**DO THIS**. Begin with the first line of the material and copy each line word for word through the line that contains "ms=9, zorder=3, clip_on=False)"; the pictures are left out.
────────
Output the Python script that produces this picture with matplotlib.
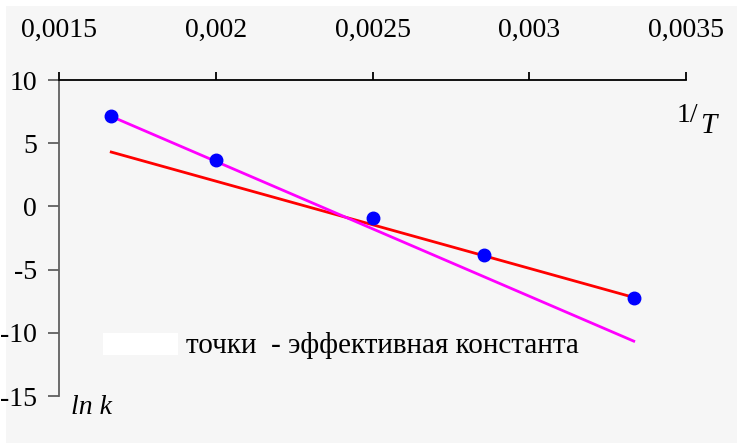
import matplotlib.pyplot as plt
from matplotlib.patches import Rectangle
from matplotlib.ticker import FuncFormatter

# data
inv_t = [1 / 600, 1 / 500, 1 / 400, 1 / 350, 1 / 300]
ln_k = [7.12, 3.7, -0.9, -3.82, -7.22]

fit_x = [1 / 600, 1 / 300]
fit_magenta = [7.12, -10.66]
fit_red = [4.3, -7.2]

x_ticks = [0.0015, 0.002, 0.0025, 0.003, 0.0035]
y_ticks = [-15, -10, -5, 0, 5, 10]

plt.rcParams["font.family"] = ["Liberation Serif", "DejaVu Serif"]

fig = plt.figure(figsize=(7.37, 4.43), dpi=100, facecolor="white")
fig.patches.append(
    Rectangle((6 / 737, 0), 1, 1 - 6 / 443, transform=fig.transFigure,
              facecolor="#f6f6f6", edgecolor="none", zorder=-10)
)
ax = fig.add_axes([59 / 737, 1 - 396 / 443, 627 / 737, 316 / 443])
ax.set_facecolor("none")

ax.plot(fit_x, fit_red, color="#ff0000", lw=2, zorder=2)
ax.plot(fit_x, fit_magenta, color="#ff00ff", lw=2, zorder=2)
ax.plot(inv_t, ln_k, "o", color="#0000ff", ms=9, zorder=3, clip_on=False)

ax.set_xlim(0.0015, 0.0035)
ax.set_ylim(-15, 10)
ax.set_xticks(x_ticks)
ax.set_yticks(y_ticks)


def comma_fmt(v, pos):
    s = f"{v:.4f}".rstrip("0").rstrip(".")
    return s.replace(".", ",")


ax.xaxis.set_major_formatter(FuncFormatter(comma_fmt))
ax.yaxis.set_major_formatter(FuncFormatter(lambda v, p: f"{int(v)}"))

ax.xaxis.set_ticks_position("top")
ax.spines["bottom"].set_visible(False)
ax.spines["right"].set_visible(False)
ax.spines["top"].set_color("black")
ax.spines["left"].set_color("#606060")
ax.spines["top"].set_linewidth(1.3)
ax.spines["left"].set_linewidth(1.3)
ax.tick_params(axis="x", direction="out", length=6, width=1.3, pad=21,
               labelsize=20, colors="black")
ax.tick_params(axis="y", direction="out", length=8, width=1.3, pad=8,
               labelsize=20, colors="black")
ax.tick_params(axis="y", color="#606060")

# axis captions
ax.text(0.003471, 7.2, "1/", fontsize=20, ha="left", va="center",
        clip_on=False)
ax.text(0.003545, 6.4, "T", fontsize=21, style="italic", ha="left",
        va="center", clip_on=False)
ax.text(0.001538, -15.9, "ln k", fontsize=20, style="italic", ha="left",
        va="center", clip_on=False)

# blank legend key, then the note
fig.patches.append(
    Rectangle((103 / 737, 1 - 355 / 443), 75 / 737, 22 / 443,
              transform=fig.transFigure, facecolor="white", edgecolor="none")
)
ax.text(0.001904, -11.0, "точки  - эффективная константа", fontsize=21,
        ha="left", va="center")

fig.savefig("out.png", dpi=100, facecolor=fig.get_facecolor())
────────
**OUTPUT OF THE EXERCISE**.
Output the Python script that produces this picture with matplotlib.
import matplotlib.pyplot as plt
from matplotlib.patches import Rectangle
from matplotlib.ticker import FuncFormatter

# data
inv_t = [1 / 600, 1 / 500, 1 / 400, 1 / 350, 1 / 300]
ln_k = [7.12, 3.7, -0.9, -3.82, -7.22]

fit_x = [1 / 600, 1 / 300]
fit_magenta = [7.12, -10.66]
fit_red = [4.3, -7.2]

x_ticks = [0.0015, 0.002, 0.0025, 0.003, 0.0035]
y_ticks = [-15, -10, -5, 0, 5, 10]

plt.rcParams["font.family"] = ["Liberation Serif", "DejaVu Serif"]

fig = plt.figure(figsize=(7.37, 4.43), dpi=100, facecolor="white")
fig.patches.append(
    Rectangle((6 / 737, 0), 1, 1 - 6 / 443, transform=fig.transFigure,
              facecolor="#f6f6f6", edgecolor="none", zorder=-10)
)
ax = fig.add_axes([59 / 737, 1 - 396 / 443, 627 / 737, 316 / 443])
ax.set_facecolor("none")

ax.plot(fit_x, fit_red, color="#ff0000", lw=2, zorder=2)
ax.plot(fit_x, fit_magenta, color="#ff00ff", lw=2, zorder=2)
ax.plot(inv_t, ln_k, "o", color="#0000ff", ms=9, zorder=3, clip_on=False)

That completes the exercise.